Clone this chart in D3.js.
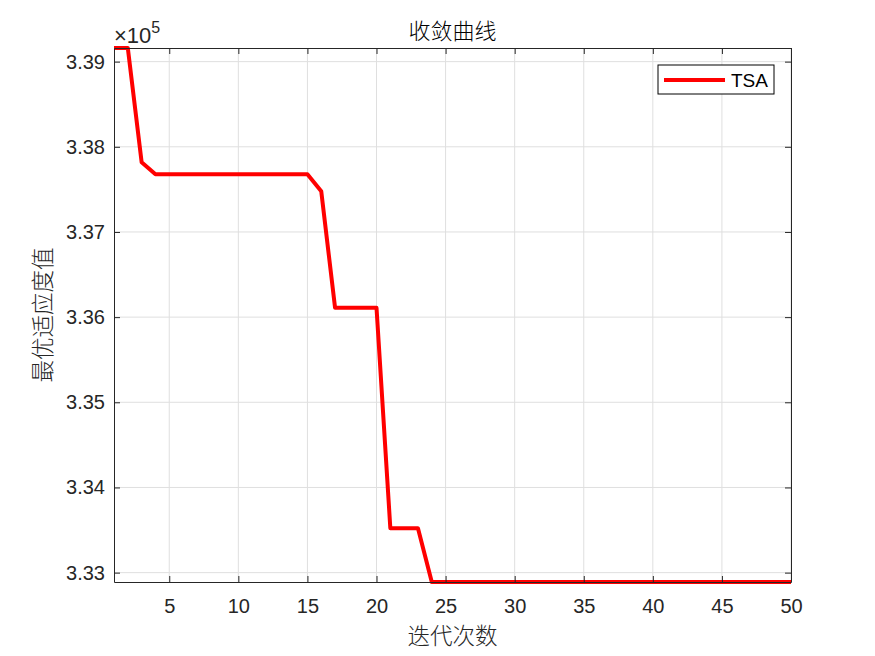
<!DOCTYPE html>
<html>
<head>
<meta charset="utf-8">
<script src="https://cdn.jsdelivr.net/npm/d3@7"></script>
<style>
  body { margin: 0; background: #fff; }
  #graphicContainer { width: 875px; height: 656px; }
  text { font-family: Arial, "Liberation Sans", "Noto Sans CJK SC", sans-serif; }
  .cjk { font-family: "Noto Sans CJK SC", sans-serif; font-weight: 300; }
</style>
</head>
<body>
<div id="graphicContainer"></div>
<script>

// iteration number and best fitness for the TSA run

var iterations = d3.range(1, 51);

var fitness = [339160, 339160, 337819, 337678, 337678, 337678, 337678, 337678, 337678, 337678,
	337678, 337678, 337678, 337678, 337678, 337479, 336110, 336110, 336110, 336110,
	333522, 333522, 333522, 332890, 332890, 332890, 332890, 332890, 332890, 332890,
	332890, 332890, 332890, 332890, 332890, 332890, 332890, 332890, 332890, 332890,
	332890, 332890, 332890, 332890, 332890, 332890, 332890, 332890, 332890, 332890];

var xTicks = [5, 10, 15, 20, 25, 30, 35, 40, 45, 50];
var yTicks = [333000, 334000, 335000, 336000, 337000, 338000, 339000];

var seriesName = "TSA";
var titleText = "收敛曲线";
var xLabel = "迭代次数";
var yLabel = "最优适应度值";

function draw_chart() {

	var width = 875, height = 656;
	var margin = {top: 48, right: 84, bottom: 74, left: 114};

	var svg = d3.select("#graphicContainer").append("svg")
		.attr("width", width)
		.attr("height", height);

	var x = d3.scaleLinear()
		.domain([1, 50])
		.range([margin.left, width - margin.right]);

	var y = d3.scaleLinear()
		.domain(d3.extent(fitness))
		.range([height - margin.bottom, margin.top]);

	var axisColor = "#262626";

	// grid lines

	var grid = svg.append("g");

	grid.selectAll(".gx")
		.data(xTicks)
		.enter()
		.append("line")
		.attr("x1", d => x(d))
		.attr("x2", d => x(d))
		.attr("y1", margin.top)
		.attr("y2", height - margin.bottom)
		.attr("stroke", "#dfdfdf")
		.attr("stroke-width", 1);

	grid.selectAll(".gy")
		.data(yTicks)
		.enter()
		.append("line")
		.attr("x1", margin.left)
		.attr("x2", width - margin.right)
		.attr("y1", d => y(d))
		.attr("y2", d => y(d))
		.attr("stroke", "#dfdfdf")
		.attr("stroke-width", 1);

	// the line itself

	var line = d3.line()
		.x((d, i) => x(iterations[i]))
		.y(d => y(d));

	svg.append("path")
		.datum(fitness)
		.attr("d", line)
		.attr("fill", "none")
		.attr("stroke", "#ff0000")
		.attr("stroke-width", 4)
		.attr("stroke-linejoin", "round");

	// axes with inward ticks, box all round

	var tickLen = 6;

	var xAxis = g => g
		.attr("transform", `translate(0,${height - margin.bottom})`)
		.call(d3.axisBottom(x).tickValues(xTicks).tickSize(-tickLen).tickPadding(17).tickSizeOuter(0))
		.call(g => g.selectAll("text").attr("font-size", 20).attr("fill", axisColor));

	var yAxis = g => g
		.attr("transform", `translate(${margin.left},0)`)
		.call(d3.axisLeft(y).tickValues(yTicks).tickSize(-tickLen).tickPadding(9).tickSizeOuter(0)
			.tickFormat(d => d3.format(".2f")(d / 1e5)))
		.call(g => g.selectAll("text").attr("font-size", 20).attr("fill", axisColor));

	var topAxis = g => g
		.attr("transform", `translate(0,${margin.top})`)
		.call(d3.axisTop(x).tickValues(xTicks).tickSize(-tickLen).tickFormat("").tickSizeOuter(0));

	var rightAxis = g => g
		.attr("transform", `translate(${width - margin.right},0)`)
		.call(d3.axisRight(y).tickValues(yTicks).tickSize(-tickLen).tickFormat("").tickSizeOuter(0));

	var axes = [xAxis, yAxis, topAxis, rightAxis];

	axes.forEach(function(ax) {
		svg.append("g")
			.call(ax)
			.call(g => g.select(".domain").attr("stroke", axisColor))
			.call(g => g.selectAll(".tick line").attr("stroke", axisColor));
	});

	// exponent label

	var expLabel = svg.append("text")
		.attr("x", margin.left)
		.attr("y", margin.top - 5)
		.style("font-size", "22px")
		.attr("fill", axisColor);
	expLabel.append("tspan").text("×10");
	expLabel.append("tspan")
		.style("font-size", "16px")
		.attr("dy", -10)
		.text("5");

	// title and axis labels

	svg.append("text")
		.attr("class", "cjk")
		.attr("x", (margin.left + width - margin.right) / 2)
		.attr("y", 39)
		.attr("text-anchor", "middle")
		.attr("font-size", 22)
		.attr("fill", "#000")
		.text(titleText);

	svg.append("text")
		.attr("class", "cjk")
		.attr("x", (margin.left + width - margin.right) / 2)
		.attr("y", 644)
		.attr("text-anchor", "middle")
		.attr("font-size", 22.5)
		.attr("fill", axisColor)
		.text(xLabel);

	svg.append("text")
		.attr("class", "cjk")
		.attr("transform", `translate(51,${(margin.top + height - margin.bottom) / 2}) rotate(-90)`)
		.attr("text-anchor", "middle")
		.attr("font-size", 22.5)
		.attr("fill", axisColor)
		.text(yLabel);

	// legend

	var legend = svg.append("g")
		.attr("transform", "translate(658,65)");

	legend.append("rect")
		.attr("width", 116)
		.attr("height", 29)
		.attr("fill", "#fff")
		.attr("stroke", "#000")
		.attr("stroke-width", 1);

	legend.append("line")
		.attr("x1", 6)
		.attr("x2", 67)
		.attr("y1", 15)
		.attr("y2", 15)
		.attr("stroke", "#ff0000")
		.attr("stroke-width", 4);

	legend.append("text")
		.attr("x", 73)
		.attr("y", 22)
		.attr("font-size", 19)
		.attr("fill", "#000")
		.text(seriesName);
}

draw_chart();

</script>
</body>
</html>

# # # # #

* What you have to do *
Reproduce the whole listing word for word, setting aside any pictures.

* Final result *
Clone this chart in D3.js.
<!DOCTYPE html>
<html>
<head>
<meta charset="utf-8">
<script src="https://cdn.jsdelivr.net/npm/d3@7"></script>
<style>
  body { margin: 0; background: #fff; }
  #graphicContainer { width: 875px; height: 656px; }
  text { font-family: Arial, "Liberation Sans", "Noto Sans CJK SC", sans-serif; }
  .cjk { font-family: "Noto Sans CJK SC", sans-serif; font-weight: 300; }
</style>
</head>
<body>
<div id="graphicContainer"></div>
<script>

// iteration number and best fitness for the TSA run

var iterations = d3.range(1, 51);

var fitness = [339160, 339160, 337819, 337678, 337678, 337678, 337678, 337678, 337678, 337678,
	337678, 337678, 337678, 337678, 337678, 337479, 336110, 336110, 336110, 336110,
	333522, 333522, 333522, 332890, 332890, 332890, 332890, 332890, 332890, 332890,
	332890, 332890, 332890, 332890, 332890, 332890, 332890, 332890, 332890, 332890,
	332890, 332890, 332890, 332890, 332890, 332890, 332890, 332890, 332890, 332890];

var xTicks = [5, 10, 15, 20, 25, 30, 35, 40, 45, 50];
var yTicks = [333000, 334000, 335000, 336000, 337000, 338000, 339000];

var seriesName = "TSA";
var titleText = "收敛曲线";
var xLabel = "迭代次数";
var yLabel = "最优适应度值";

function draw_chart() {

	var width = 875, height = 656;
	var margin = {top: 48, right: 84, bottom: 74, left: 114};

	var svg = d3.select("#graphicContainer").append("svg")
		.attr("width", width)
		.attr("height", height);

	var x = d3.scaleLinear()
		.domain([1, 50])
		.range([margin.left, width - margin.right]);

	var y = d3.scaleLinear()
		.domain(d3.extent(fitness))
		.range([height - margin.bottom, margin.top]);

	var axisColor = "#262626";

	// grid lines

	var grid = svg.append("g");

	grid.selectAll(".gx")
		.data(xTicks)
		.enter()
		.append("line")
		.attr("x1", d => x(d))
		.attr("x2", d => x(d))
		.attr("y1", margin.top)
		.attr("y2", height - margin.bottom)
		.attr("stroke", "#dfdfdf")
		.attr("stroke-width", 1);

	grid.selectAll(".gy")
		.data(yTicks)
		.enter()
		.append("line")
		.attr("x1", margin.left)
		.attr("x2", width - margin.right)
		.attr("y1", d => y(d))
		.attr("y2", d => y(d))
		.attr("stroke", "#dfdfdf")
		.attr("stroke-width", 1);

	// the line itself

	var line = d3.line()
		.x((d, i) => x(iterations[i]))
		.y(d => y(d));

	svg.append("path")
		.datum(fitness)
		.attr("d", line)
		.attr("fill", "none")
		.attr("stroke", "#ff0000")
		.attr("stroke-width", 4)
		.attr("stroke-linejoin", "round");

	// axes with inward ticks, box all round

	var tickLen = 6;

	var xAxis = g => g
		.attr("transform", `translate(0,${height - margin.bottom})`)
		.call(d3.axisBottom(x).tickValues(xTicks).tickSize(-tickLen).tickPadding(17).tickSizeOuter(0))
		.call(g => g.selectAll("text").attr("font-size", 20).attr("fill", axisColor));

	var yAxis = g => g
		.attr("transform", `translate(${margin.left},0)`)
		.call(d3.axisLeft(y).tickValues(yTicks).tickSize(-tickLen).tickPadding(9).tickSizeOuter(0)
			.tickFormat(d => d3.format(".2f")(d / 1e5)))
		.call(g => g.selectAll("text").attr("font-size", 20).attr("fill", axisColor));

	var topAxis = g => g
		.attr("transform", `translate(0,${margin.top})`)
		.call(d3.axisTop(x).tickValues(xTicks).tickSize(-tickLen).tickFormat("").tickSizeOuter(0));

	var rightAxis = g => g
		.attr("transform", `translate(${width - margin.right},0)`)
		.call(d3.axisRight(y).tickValues(yTicks).tickSize(-tickLen).tickFormat("").tickSizeOuter(0));

	var axes = [xAxis, yAxis, topAxis, rightAxis];

	axes.forEach(function(ax) {
		svg.append("g")
			.call(ax)
			.call(g => g.select(".domain").attr("stroke", axisColor))
			.call(g => g.selectAll(".tick line").attr("stroke", axisColor));
	});

	// exponent label

	var expLabel = svg.append("text")
		.attr("x", margin.left)
		.attr("y", margin.top - 5)
		.style("font-size", "22px")
		.attr("fill", axisColor);
	expLabel.append("tspan").text("×10");
	expLabel.append("tspan")
		.style("font-size", "16px")
		.attr("dy", -10)
		.text("5");

	// title and axis labels

	svg.append("text")
		.attr("class", "cjk")
		.attr("x", (margin.left + width - margin.right) / 2)
		.attr("y", 39)
		.attr("text-anchor", "middle")
		.attr("font-size", 22)
		.attr("fill", "#000")
		.text(titleText);

	svg.append("text")
		.attr("class", "cjk")
		.attr("x", (margin.left + width - margin.right) / 2)
		.attr("y", 644)
		.attr("text-anchor", "middle")
		.attr("font-size", 22.5)
		.attr("fill", axisColor)
		.text(xLabel);

	svg.append("text")
		.attr("class", "cjk")
		.attr("transform", `translate(51,${(margin.top + height - margin.bottom) / 2}) rotate(-90)`)
		.attr("text-anchor", "middle")
		.attr("font-size", 22.5)
		.attr("fill", axisColor)
		.text(yLabel);

	// legend

	var legend = svg.append("g")
		.attr("transform", "translate(658,65)");

	legend.append("rect")
		.attr("width", 116)
		.attr("height", 29)
		.attr("fill", "#fff")
		.attr("stroke", "#000")
		.attr("stroke-width", 1);

	legend.append("line")
		.attr("x1", 6)
		.attr("x2", 67)
		.attr("y1", 15)
		.attr("y2", 15)
		.attr("stroke", "#ff0000")
		.attr("stroke-width", 4);

	legend.append("text")
		.attr("x", 73)
		.attr("y", 22)
		.attr("font-size", 19)
		.attr("fill", "#000")
		.text(seriesName);
}

draw_chart();

</script>
</body>
</html>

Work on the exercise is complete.